# Required task:
Include the line containing "const platVoltC1 = [3.38, 3.36, 3.34, 3.33, 3.32, 3.31];" and all lines before it, repeated exactly from the listing below, without pictures.

# The input:

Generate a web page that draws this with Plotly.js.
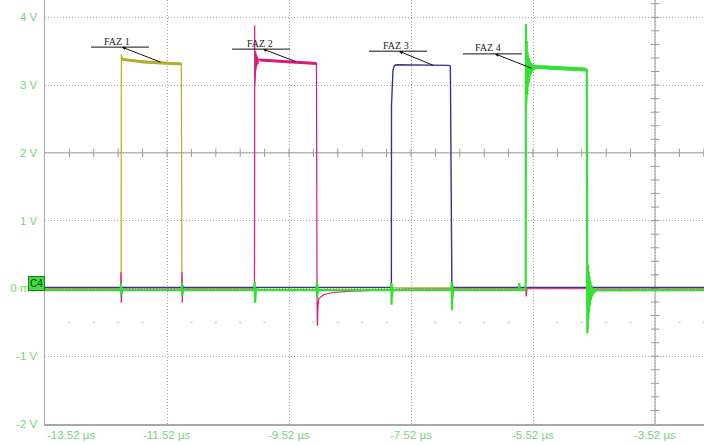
<!DOCTYPE html>
<html>
<head>
<meta charset="utf-8">
<script src="https://cdn.plot.ly/plotly-3.0.1.min.js"></script>
<style>html,body{margin:0;padding:0;background:#fff;}#chart{width:704px;height:445px;}</style>
</head>
<body>
<div id="chart"></div>
<script>
// ---------------- data ----------------
// Channel 1 (FAZ 1, olive)
const timeC1 = [-13.52, -12.272, -12.268, -12.262, -12.255, -12.24, -12.2, -12.0, -11.8, -11.6, -11.4, -11.285, -11.275, -11.268, -11.26, -11.25, -2.717];
const voltC1 = [0.01, 0.01, 3.45, 3.36, 3.42, 3.37, 3.38, 3.36, 3.35, 3.34, 3.33, 3.32, 0.01, -0.06, 0.05, 0.01, 0.01];
const platTimeC1 = [-12.262, -12.1, -11.9, -11.7, -11.5, -11.285];
const platVoltC1 = [3.38, 3.36, 3.34, 3.33, 3.32, 3.31];

// Channel 2 (FAZ 2, magenta)
const timeC2 = [-13.52, -12.278, -12.274, -12.27, -12.266, -12.26, -11.278, -11.274, -11.27, -11.266, -11.26,
  -10.086, -10.082, -10.079, -10.075, -10.071, -10.066, -10.061, -10.055, -10.048, -10.04, -10.03, -10.02, -10.0,
  -9.9, -9.7, -9.5, -9.3, -9.07, -9.061, -9.056, -9.045, -9.03, -8.95, -8.8, -8.5, -8.0, -7.6,
  -5.64, -5.63, -5.62, -5.6, -4.64, -4.63, -2.717];
const voltC2 = [-0.01, -0.01, 0.24, -0.21, 0.05, -0.01, -0.01, 0.24, -0.21, 0.05, -0.01,
  -0.01, 3.88, 3.0, 3.6, 3.15, 3.5, 3.22, 3.45, 3.27, 3.42, 3.31, 3.39, 3.37,
  3.36, 3.35, 3.34, 3.33, 3.32, 0.0, -0.55, -0.25, -0.15, -0.09, -0.06, -0.04, -0.02, -0.01,
  -0.01, -0.12, 0.0, -0.005, -0.005, -0.01, -0.01];
const platTimeC2 = [-10.0, -9.8, -9.6, -9.4, -9.2, -9.07];
const platVoltC2 = [3.37, 3.36, 3.35, 3.34, 3.33, 3.32];

// Channel 3 (FAZ 3, navy)
const timeC3 = [-13.52, -7.842, -7.84, -7.83, -7.815, -7.8, -7.785, -7.76, -7.5, -7.2, -7.0, -6.9, -6.875, -6.868, -6.865, -6.855, -6.85, -2.717];
const voltC3 = [0.015, 0.015, 2.70, 3.05, 3.22, 3.27, 3.29, 3.30, 3.30, 3.30, 3.30, 3.29, 3.28, 2.5, 2.45, 0.2, 0.015, 0.015];

// Channel 4 (FAZ 4, green)
const timeC4 = [-13.52,
  -12.28, -12.274, -12.27, -12.266, -12.26, -12.25,
  -11.28, -11.274, -11.27, -11.266, -11.26, -11.25,
  -10.09, -10.083, -10.079, -10.074, -10.068, -10.06, -10.05,
  -9.07, -9.063, -9.059, -9.054, -9.048, -9.04, -9.03,
  -7.85, -7.843, -7.839, -7.834, -7.828, -7.82, -7.81,
  -6.86, -6.853, -6.849, -6.844, -6.838, -6.83, -6.82,
  -5.75, -5.745, -5.74,
  -5.645, -5.64, -5.636, -5.633, -5.630, -5.627, -5.623, -5.619, -5.615, -5.611, -5.606, -5.601, -5.596, -5.590,
  -5.584, -5.578, -5.571, -5.564, -5.556, -5.548, -5.540, -5.530, -5.520, -5.505, -5.48, -5.3, -5.0, -4.8, -4.645,
  -4.638, -4.634, -4.630, -4.626, -4.622, -4.617, -4.612, -4.606, -4.600, -4.593, -4.586, -4.578, -4.570, -4.560,
  -4.548, -4.535, -4.52, -4.50, -2.717];
const voltC4 = [-0.025,
  -0.025, 0.07, -0.1, 0.05, -0.06, -0.025,
  -0.025, 0.08, -0.11, 0.05, -0.06, -0.025,
  -0.025, 0.1, -0.21, 0.06, -0.12, 0.0, -0.025,
  -0.025, 0.1, -0.14, 0.06, -0.08, 0.0, -0.025,
  -0.025, 0.08, -0.24, 0.06, -0.12, 0.0, -0.025,
  -0.025, 0.09, -0.32, 0.08, -0.15, 0.0, -0.025,
  -0.025, 0.08, -0.025,
  -0.025, 0.1, 3.90, 2.71, 3.80, 2.78, 3.65, 2.86, 3.56, 2.93, 3.48, 3.00, 3.43, 3.05,
  3.40, 3.10, 3.36, 3.14, 3.33, 3.17, 3.31, 3.20, 3.29, 3.23, 3.26, 3.25, 3.24, 3.23, 3.23,
  3.22, 0.5, -0.66, 0.45, -0.55, 0.35, -0.45, 0.25, -0.35, 0.18, -0.25, 0.1, -0.17, 0.05,
  -0.12, 0.0, -0.07, -0.03, -0.025];
const platTimeC4 = [-5.52, -5.3, -5.1, -4.9, -4.7, -4.645];
const platVoltC4 = [3.27, 3.26, 3.25, 3.24, 3.235, 3.23];

// Axis tick values and labels
const timeTicks = [-13.52, -11.52, -9.52, -7.52, -5.52, -3.52];
const timeTickText = ['-13.52 µs', '-11.52 µs', '-9.52 µs', '-7.52 µs', '-5.52 µs', '-3.52 µs'];
const voltTicks = [4, 3, 2, 1, 0, -1, -2];
const voltTickText = ['4 V', '3 V', '2 V', '1 V', '0 mV', '-1 V', '-2 V'];

// Trace labels (FAZ n) placement
const labelText = ['FAZ 1', 'FAZ 2', 'FAZ 3', 'FAZ 4'];
const labelT = [-12.34, -9.995, -7.766, -6.258];
const labelV = [3.645, 3.615, 3.585, 3.555];
const underlineT0 = [-12.766, -10.454, -8.209, -6.667];
const underlineT1 = [-11.815, -9.504, -7.258, -5.70];
const underlineV = [3.56, 3.53, 3.50, 3.46];
const pointerT0 = [-12.258, -9.946, -7.717, -6.143];
const pointerT1 = [-11.602, -9.389, -7.127, -5.52];
const pointerV1 = [3.33, 3.34, 3.28, 3.24];

// ---------------- figure ----------------
const X0 = -13.52, X1 = -2.717, Y0 = -2, Y1 = 4.255;
const CENTER_T = -3.52, CENTER_V = 2;

const colC1 = '#b4ae2c', colC2 = '#d91a7f', colC3 = '#34368a', colC4 = '#35e035';

function line(t, v, color, width) {
  return {type: 'scatter', mode: 'lines', x: t, y: v, line: {color: color, width: width}, hoverinfo: 'skip', showlegend: false};
}

// graticule minor ticks on centre axes
const minorT = [], minorTy = [], minorV = [], minorVx = [], dotT = [], dotV = [];
for (let k = 1; X0 + 0.4 * k < X1; k++) {
  const t = +(X0 + 0.4 * k).toFixed(2);
  minorT.push(t); minorTy.push(CENTER_V);
  if (k % 5 !== 0) { dotT.push(t); dotV.push(-0.5); }
}
for (let k = 1; -2 + 0.2 * k < Y1; k++) {
  const v = +(-2 + 0.2 * k).toFixed(2);
  if (Math.abs(v - CENTER_V) > 1e-6) { minorV.push(v); minorVx.push(CENTER_T); }
}

const traces = [
  {type: 'scatter', mode: 'markers', x: dotT, y: dotV, marker: {color: '#e6e6e6', size: 3}, hoverinfo: 'skip', showlegend: false},
  {type: 'scatter', mode: 'markers', x: minorT, y: minorTy, marker: {symbol: 'line-ns', size: 6, line: {color: '#9a9a9a', width: 1}}, hoverinfo: 'skip', showlegend: false},
  {type: 'scatter', mode: 'markers', x: minorVx, y: minorV, marker: {symbol: 'line-ew', size: 6, line: {color: '#9a9a9a', width: 1}}, hoverinfo: 'skip', showlegend: false},
  line(timeC1, voltC1, colC1, 1.2),
  line(platTimeC1, platVoltC1, colC1, 3),
  line(timeC2, voltC2, colC2, 1.2),
  line(platTimeC2, platVoltC2, colC2, 3),
  line(timeC3, voltC3, colC3, 1.4),
  line(timeC4, voltC4, colC4, 2.2),
  line(platTimeC4, platVoltC4, colC4, 4)
];

const shapes = [
  {type: 'line', xref: 'x', yref: 'y', x0: X0, x1: X1, y0: CENTER_V, y1: CENTER_V, line: {color: '#9a9a9a', width: 1}, layer: 'below'},
  {type: 'line', xref: 'x', yref: 'y', x0: CENTER_T, x1: CENTER_T, y0: Y0, y1: Y1, line: {color: '#9a9a9a', width: 1}, layer: 'below'}
];
labelText.forEach((_, i) => {
  shapes.push({type: 'line', xref: 'x', yref: 'y', x0: underlineT0[i], x1: underlineT1[i], y0: underlineV[i], y1: underlineV[i], line: {color: '#111', width: 1}});
});

const annotations = [];
labelText.forEach((txt, i) => {
  annotations.push({xref: 'x', yref: 'y', x: labelT[i], y: labelV[i], text: txt, showarrow: false,
    font: {family: 'Liberation Serif, Times New Roman, serif', size: 10, color: '#222'}});
  annotations.push({xref: 'x', yref: 'y', x: pointerT0[i], y: underlineV[i], axref: 'x', ayref: 'y', ax: pointerT1[i], ay: pointerV1[i],
    text: '', showarrow: true, arrowhead: 2, arrowsize: 0.7, arrowwidth: 1, arrowcolor: '#111', standoff: 0, startstandoff: 0});
});
timeTicks.forEach((t, i) => {
  annotations.push({xref: 'x', yref: 'paper', x: t, y: 0, yanchor: 'middle', yshift: -11,
    xanchor: i === 0 ? 'left' : 'center', text: timeTickText[i], showarrow: false,
    font: {family: 'Liberation Sans, Arial, sans-serif', size: 11.5, color: '#78d478'}});
});
annotations.push({xref: 'paper', yref: 'y', x: 0, y: 0, xanchor: 'right', yanchor: 'middle', yshift: 5, text: 'C4', showarrow: false,
  bgcolor: '#3ee03e', bordercolor: '#1d7d1d', borderwidth: 1, borderpad: 1,
  font: {family: 'Liberation Sans, Arial, sans-serif', size: 10, color: '#0b3b0b'}});

const layout = {
  width: 704, height: 445,
  margin: {l: 45, r: 0, t: 0, b: 21, pad: 0},
  paper_bgcolor: '#ffffff', plot_bgcolor: '#ffffff',
  showlegend: false, hovermode: false,
  xaxis: {range: [X0, X1], tickvals: timeTicks, showticklabels: false, ticks: '',
    showgrid: true, gridcolor: '#a8a8a8', griddash: '1px,2px', gridwidth: 1, zeroline: false,
    showline: true, linecolor: '#a8a8a8', linewidth: 1.5},
  yaxis: {range: [Y0, Y1], tickvals: voltTicks, ticktext: voltTickText, ticks: 'outside', ticklen: 4, tickcolor: 'rgba(0,0,0,0)',
    tickfont: {family: 'Liberation Sans, Arial, sans-serif', size: 11.5, color: '#78d478'},
    showgrid: true, gridcolor: '#a8a8a8', griddash: '1px,2px', gridwidth: 1, zeroline: false,
    showline: true, linecolor: '#a8a8a8', linewidth: 1.5},
  shapes: shapes,
  annotations: annotations
};

Plotly.newPlot('chart', traces, layout, {staticPlot: true, displayModeBar: false});
</script>
</body>
</html>
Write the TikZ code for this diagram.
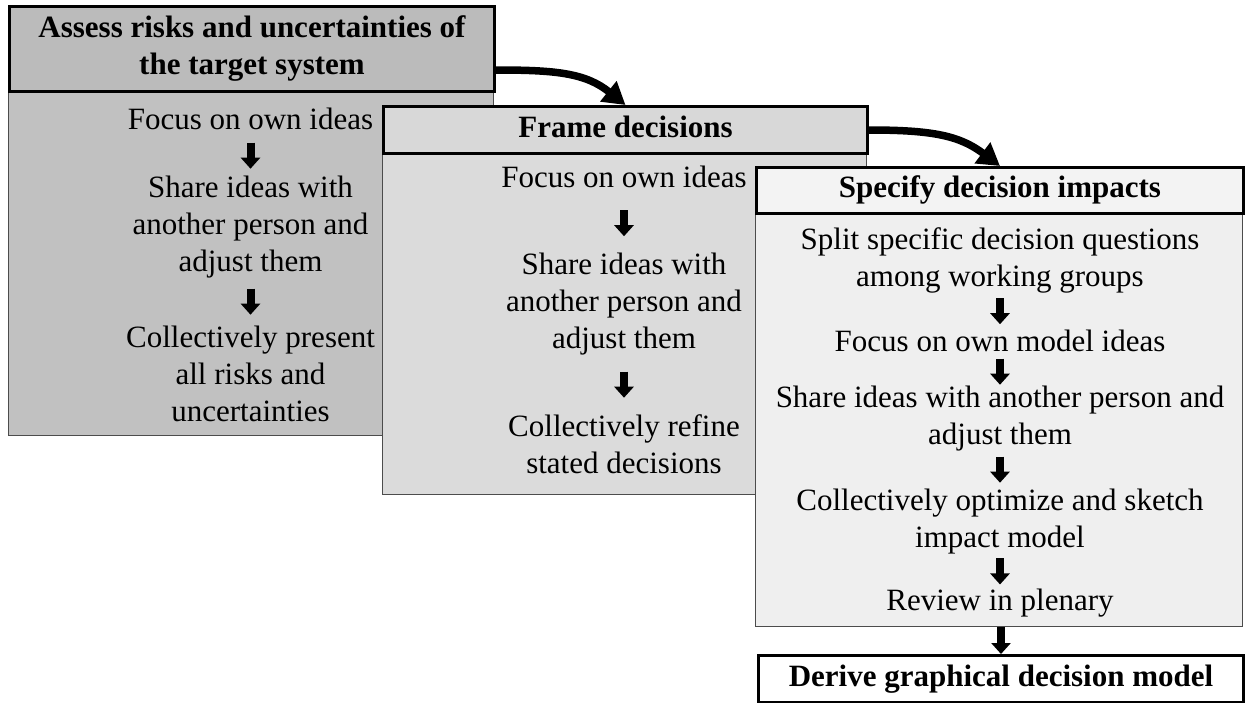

# The output:
Generate a web page that draws this with Plotly.js.
<!DOCTYPE html>
<html>
<head>
<meta charset="utf-8">
<script src="https://cdn.plot.ly/plotly-3.0.1.min.js"></script>
<style>html,body{margin:0;padding:0;background:#fff;}#chart{width:704px;height:445px;}</style>
</head>
<body>
<div id="chart"></div>
<script>
// ---------------- data ----------------
// Channel 1 (FAZ 1, olive)
const timeC1 = [-13.52, -12.272, -12.268, -12.262, -12.255, -12.24, -12.2, -12.0, -11.8, -11.6, -11.4, -11.285, -11.275, -11.268, -11.26, -11.25, -2.717];
const voltC1 = [0.01, 0.01, 3.45, 3.36, 3.42, 3.37, 3.38, 3.36, 3.35, 3.34, 3.33, 3.32, 0.01, -0.06, 0.05, 0.01, 0.01];
const platTimeC1 = [-12.262, -12.1, -11.9, -11.7, -11.5, -11.285];
const platVoltC1 = [3.38, 3.36, 3.34, 3.33, 3.32, 3.31];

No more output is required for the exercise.